Tuesday, October 2, 2012

History: just taking up space

     For all the South's obsession with its history, its Republican state Uniparties don't care much for the cost of preserving it. SC Governor Nikki Haley and her predecessor Mark "Don't Cry For Me, Argentina" Sanford annually tried/try to zero out funding for museums and archival programs (South Carolina's archive, which contains documents back to 1671, has dropped from 125 employees in the 1980s to 28, and has no funds for consesrvation of records at all). Mrs Governor Haley regularly denounces such things as foreign to her otherwise utterly undefinable notion of "the core functions of government."
     Last Thursday The New York Times ran a depressing story on how the Georgia Archives will have its staff cut to three persons in November, one of whom is the maintenance man. Documents coming in from state agencies will pile up unsorted and unfiled.Georgia will now share honors with no other state in the distinction of having a state Archive that's not  open to the public.

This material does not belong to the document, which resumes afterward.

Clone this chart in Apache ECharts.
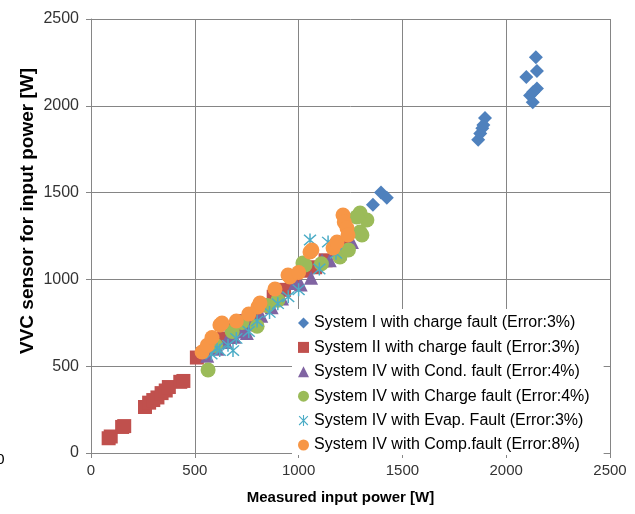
<!DOCTYPE html>
<html>
<head>
<meta charset="utf-8">
<script src="https://cdn.jsdelivr.net/npm/echarts@6/dist/echarts.min.js"></script>
<style>html,body{margin:0;padding:0;background:#fff}#c{width:635px;height:514px}</style>
</head>
<body>
<div id="c"></div>
<script>
var seriesNames = [
  'System I with charge fault (Error:3%)',
  'System II with charge fault (Error:3%)',
  'System IV with Cond. fault (Error:4%)',
  'System IV with Charge fault (Error:4%)',
  'System IV with Evap. Fault (Error:3%)',
  'System IV with Comp.fault (Error:8%)'
];
var xTicks = [0, 500, 1000, 1500, 2000, 2500];
var yTicks = [0, 500, 1000, 1500, 2000, 2500];

var sys1Charge = [[1358,1430],[1397,1500],[1425,1470],[1865,1805],[1875,1840],[1885,1870],[1890,1890],[1898,1930],
  [2143,2280],[2148,2200],[2097,2166],[2148,2100],[2130,2080],[2115,2060],[2128,2020]];
var sys2Charge = [[85,85],[95,95],[150,150],[160,155],[260,265],[280,290],[300,305],[320,320],[340,345],[360,360],[375,380],[430,410],[445,415],
  [510,550],[540,570],[590,610],[640,660],[690,710],[740,760],[790,790],[830,850],[880,900],[930,940],[980,990],[1030,1050],[1080,1070],[1130,1110],[1180,1170],[1220,1210]];
var sys4Cond = [[560,560],[610,600],[650,640],[670,668],[690,670],[730,700],[751,691],[770,740],[820,790],[870,840],[920,890],[983,979],[1010,970],[1060,1010],[1113,1110],[1150,1110],[1200,1150],[1257,1215]];
var sys4Charge = [[564,478],[600,620],[680,700],[727,752],[800,730],[850,850],[900,880],[1021,1094],[1031,1083],[1110,1090],[1199,1129],[1240,1170],[1296,1273],[1305,1256],[1329,1342],[1296,1382],[1280,1360]];
var sys4Evap = [[580,570],[607,605],[620,590],[660,620],[684,590],[700,660],[760,700],[800,760],[860,810],[900,860],[950,900],[1000,940],[1055,1227],[1142,1215],[1180,1150],[1100,1060]];
var sys4Comp = [[535,582],[560,620],[583,665],[621,737],[631,749],[700,760],[760,800],[804,841],[814,864],[886,945],[949,1025],[958,1014],[1000,1040],[1055,1158],[1064,1169],[1166,1181],[1185,1215],[1214,1371],[1220,1330],[1233,1296],[1238,1256]];

var starPath = 'path://M9,0L11,0L11,20L9,20Z M1.3,2.7L2.7,1.3L18.7,17.3L17.3,18.7Z M17.3,1.3L18.7,2.7L2.7,18.7L1.3,17.3Z';

var datasets = [sys1Charge, sys2Charge, sys4Cond, sys4Charge, sys4Evap, sys4Comp];
var colors = ['#4F81BD', '#C0504D', '#8064A2', '#9BBB59', '#4BACC6', '#F79646'];
var symbols = ['diamond', 'rect', 'triangle', 'circle', starPath, 'circle'];
var sizes = [14, 14, 14, 15, 13, 15];

var chart = echarts.init(document.getElementById('c'), null, {renderer: 'canvas'});
var series = datasets.map(function (d, i) {
  return {
    name: seriesNames[i],
    type: 'scatter',
    data: d,
    symbol: symbols[i],
    symbolSize: sizes[i],
    itemStyle: {color: colors[i], opacity: 1},
    emphasis: {disabled: true},
    z: 2 + i
  };
});

var axisCommon = {
  type: 'value', min: 0, max: 2500, interval: 500,
  axisLine: {show: true, lineStyle: {color: '#868686', width: 1}},
  axisTick: {show: true, length: 5, lineStyle: {color: '#868686'}},
  splitLine: {show: true, lineStyle: {color: '#858585', width: 1}},
  axisLabel: {color: '#333', fontSize: 14, fontFamily: 'Liberation Sans'}
};

chart.setOption({
  animation: false,
  color: colors,
  textStyle: {fontFamily: 'Liberation Sans'},
  grid: {left: 91, right: 25, top: 19, bottom: 61, containLabel: false},
  xAxis: Object.assign({}, axisCommon, {
    name: 'Measured input power [W]', nameLocation: 'middle', nameGap: 37,
    nameTextStyle: {color: '#000', fontSize: 15, fontWeight: 'bold', fontFamily: 'Liberation Sans', padding: [0, 20, 0, 0]},
    axisLabel: Object.assign({}, axisCommon.axisLabel, {fontSize: 15, margin: 10, formatter: function (v) { return xTicks.indexOf(v) >= 0 ? String(v) : ''; }})
  }),
  yAxis: Object.assign({}, axisCommon, {
    axisLabel: Object.assign({}, axisCommon.axisLabel, {fontSize: 16, margin: 12, formatter: function (v) { return yTicks.indexOf(v) >= 0 ? String(v) : ''; }})
  }),
  legend: {
    orient: 'vertical', left: 292, top: 309,
    padding: [6, 14, 2, 6],
    backgroundColor: '#fff',
    itemWidth: 11, itemHeight: 11, itemGap: 8.4,
    textStyle: {color: '#000', fontSize: 16, fontFamily: 'Liberation Sans'},
    selectedMode: false,
    data: seriesNames
  },
  graphic: [
    {type: 'text', x: 28, y: 211, rotation: Math.PI / 2,
     style: {text: 'VVC sensor for input power [W]', fontSize: 19, fontWeight: 'bold', fill: '#000', fontFamily: 'Liberation Sans', align: 'center', verticalAlign: 'middle'}},
    {type: 'text', left: -4, top: 453, style: {text: '0', fontSize: 14, fill: '#000', fontFamily: 'DejaVu Sans'}}
  ],
  series: series
});
</script>
</body>
</html>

If you want to see anything, you will have to make an appointment.

Not open for business.

     A week after announcing the cuts, Georgia Governor Nathan Deal issued the traditional annual Georgia Archives Month proclamation (which, curiously, is not posted on his official proclamations list).

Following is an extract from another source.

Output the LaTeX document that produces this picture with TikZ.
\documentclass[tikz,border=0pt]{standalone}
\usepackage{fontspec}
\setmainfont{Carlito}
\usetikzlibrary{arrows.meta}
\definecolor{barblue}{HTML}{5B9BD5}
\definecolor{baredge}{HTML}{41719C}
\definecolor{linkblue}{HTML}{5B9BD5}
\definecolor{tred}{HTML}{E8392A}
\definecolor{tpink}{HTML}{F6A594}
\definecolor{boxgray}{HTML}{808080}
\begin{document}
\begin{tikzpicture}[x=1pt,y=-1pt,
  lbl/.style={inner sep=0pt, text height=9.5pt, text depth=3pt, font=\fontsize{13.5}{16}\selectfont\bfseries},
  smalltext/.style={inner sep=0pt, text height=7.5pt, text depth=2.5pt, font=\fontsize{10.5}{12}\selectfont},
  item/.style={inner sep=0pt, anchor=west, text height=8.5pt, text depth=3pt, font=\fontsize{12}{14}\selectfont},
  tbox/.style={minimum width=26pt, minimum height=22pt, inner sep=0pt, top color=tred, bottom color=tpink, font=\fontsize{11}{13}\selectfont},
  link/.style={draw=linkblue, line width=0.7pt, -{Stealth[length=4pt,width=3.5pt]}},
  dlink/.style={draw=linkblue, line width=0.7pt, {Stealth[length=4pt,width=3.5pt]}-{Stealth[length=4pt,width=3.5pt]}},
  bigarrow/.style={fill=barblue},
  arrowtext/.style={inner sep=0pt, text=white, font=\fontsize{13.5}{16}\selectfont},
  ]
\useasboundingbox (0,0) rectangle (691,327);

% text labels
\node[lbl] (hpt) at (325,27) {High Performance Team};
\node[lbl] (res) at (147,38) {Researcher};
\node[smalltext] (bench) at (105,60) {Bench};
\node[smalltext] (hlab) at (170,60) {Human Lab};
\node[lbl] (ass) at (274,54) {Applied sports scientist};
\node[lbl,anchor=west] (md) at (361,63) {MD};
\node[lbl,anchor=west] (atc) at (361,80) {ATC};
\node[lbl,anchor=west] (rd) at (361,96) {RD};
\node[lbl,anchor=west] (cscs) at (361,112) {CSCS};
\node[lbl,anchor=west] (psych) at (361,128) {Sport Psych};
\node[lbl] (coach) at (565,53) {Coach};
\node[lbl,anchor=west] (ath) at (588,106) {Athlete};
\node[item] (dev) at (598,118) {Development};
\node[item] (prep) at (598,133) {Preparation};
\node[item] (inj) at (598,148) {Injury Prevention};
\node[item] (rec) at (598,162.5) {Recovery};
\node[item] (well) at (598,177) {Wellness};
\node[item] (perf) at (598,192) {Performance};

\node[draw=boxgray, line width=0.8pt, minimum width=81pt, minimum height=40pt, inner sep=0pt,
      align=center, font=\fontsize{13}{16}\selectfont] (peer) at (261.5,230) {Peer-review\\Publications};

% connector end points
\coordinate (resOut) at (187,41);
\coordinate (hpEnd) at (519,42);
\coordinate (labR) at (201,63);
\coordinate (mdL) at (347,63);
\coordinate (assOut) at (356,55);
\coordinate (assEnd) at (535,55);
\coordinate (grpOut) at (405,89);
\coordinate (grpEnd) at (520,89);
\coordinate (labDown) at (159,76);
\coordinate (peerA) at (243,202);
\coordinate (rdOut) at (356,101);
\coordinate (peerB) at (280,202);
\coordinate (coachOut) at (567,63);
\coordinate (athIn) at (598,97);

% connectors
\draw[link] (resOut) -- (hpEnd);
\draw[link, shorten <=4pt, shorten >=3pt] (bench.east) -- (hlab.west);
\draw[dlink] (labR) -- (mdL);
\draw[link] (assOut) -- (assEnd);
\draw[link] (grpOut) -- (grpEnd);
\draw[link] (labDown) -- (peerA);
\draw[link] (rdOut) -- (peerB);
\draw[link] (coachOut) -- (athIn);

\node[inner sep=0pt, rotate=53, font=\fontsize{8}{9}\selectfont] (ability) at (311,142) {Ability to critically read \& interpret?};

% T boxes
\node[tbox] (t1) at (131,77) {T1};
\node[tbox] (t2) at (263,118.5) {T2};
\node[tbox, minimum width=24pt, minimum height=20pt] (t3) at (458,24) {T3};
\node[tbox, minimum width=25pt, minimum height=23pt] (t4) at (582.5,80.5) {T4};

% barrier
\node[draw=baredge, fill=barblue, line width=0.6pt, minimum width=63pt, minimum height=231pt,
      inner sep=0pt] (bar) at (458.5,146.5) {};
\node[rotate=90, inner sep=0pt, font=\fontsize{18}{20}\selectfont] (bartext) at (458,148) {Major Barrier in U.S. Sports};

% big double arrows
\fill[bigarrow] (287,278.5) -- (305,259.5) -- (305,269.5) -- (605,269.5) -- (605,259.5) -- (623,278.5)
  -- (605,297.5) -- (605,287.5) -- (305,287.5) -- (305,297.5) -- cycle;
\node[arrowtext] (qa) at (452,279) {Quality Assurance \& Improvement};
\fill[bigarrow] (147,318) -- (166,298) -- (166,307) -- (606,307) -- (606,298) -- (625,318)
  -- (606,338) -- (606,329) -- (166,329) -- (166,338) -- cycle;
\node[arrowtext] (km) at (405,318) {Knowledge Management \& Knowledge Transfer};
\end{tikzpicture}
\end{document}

“Can you believe that [expletive]?” said Morrow Business and Tourism Association President Mike Twomey.

     The Clayton News Daily reports:

 The closing of public access to the Georgia Archives likely will have a ripple effect. Clayton State University created a master’s degree program in archival studies because of its Morrow campus’ proximity to the Georgia Archives and the National Archives at Atlanta. Clayton County economic development officials want to attract genealogy-related businesses to the dormant Gateway Village development, located across Ga. 54 from the archives.

     Governor Deal is turning his back on the state's history as a leader in the public archives field:

The Georgia Archives was established on August 20, 1918, after a prolonged effort on the part of the Archive's first director, Lucian Lamar Knight. The Archives occupied a balcony in the State Capitol Building for twelve years until 1930, when furniture magnate Amos Giles Rhodes left his home, “Rhodes Hall,” to the Archives.

On October 11, 1965 the Archives dedicated its first home built specifically to house archival collections. The 14-story marble building—known to many as “the White Ice Cube”—was hailed as the most modern archival facility in the country. The new home led to the expansion of services, including the addition of records management and microfilming services for state agencies and local governments.

In 1998 engineers determined that the White Ice Cube was sinking due to ground water and nearby interstate construction. Even as the building sank, the archives faced massive expenses to repair the aging HVAC systems. The cost to repair and refurbish the state archives (estimated by some to be as much as $40,000,000) made new construction an attractive alternative. In April 2001, the Georgia General Assembly endorsed a public-private partnership to construct a new archival facility near Clayton State University in Morrow, Georgia, and adjacent to the Southeast Regional Branch of the National Archives (completed in 2004). Groundbreaking took place on October 30 of that year and the Archives opened its new building on May 6, 2003. Since that time the facility has been awarded design awards by the American Institute of Architects at the state, regional, and national levels.

     Apparently not even a public-private partnership, so beloved of Southern Uniparties as the alternative to government activity of every sort, is enough to save Georgia's history from the axe.
     

1 comment:

  1. This seems so far-fetched that it's nearly impossible to believe. One of the original Thirteen Colonies and, hence, a state with a boatload of historical documents, is all but closing its archives.

    In addition, given the dramatic increase in documents in today's political world, if current-day files are allowed to simply pile up, it would seem unlikely that they will ever be sorted properly.

    Which means the public will be even less likely to find out about whatever tomfoolery might have accidently been allowed to escape the shredder.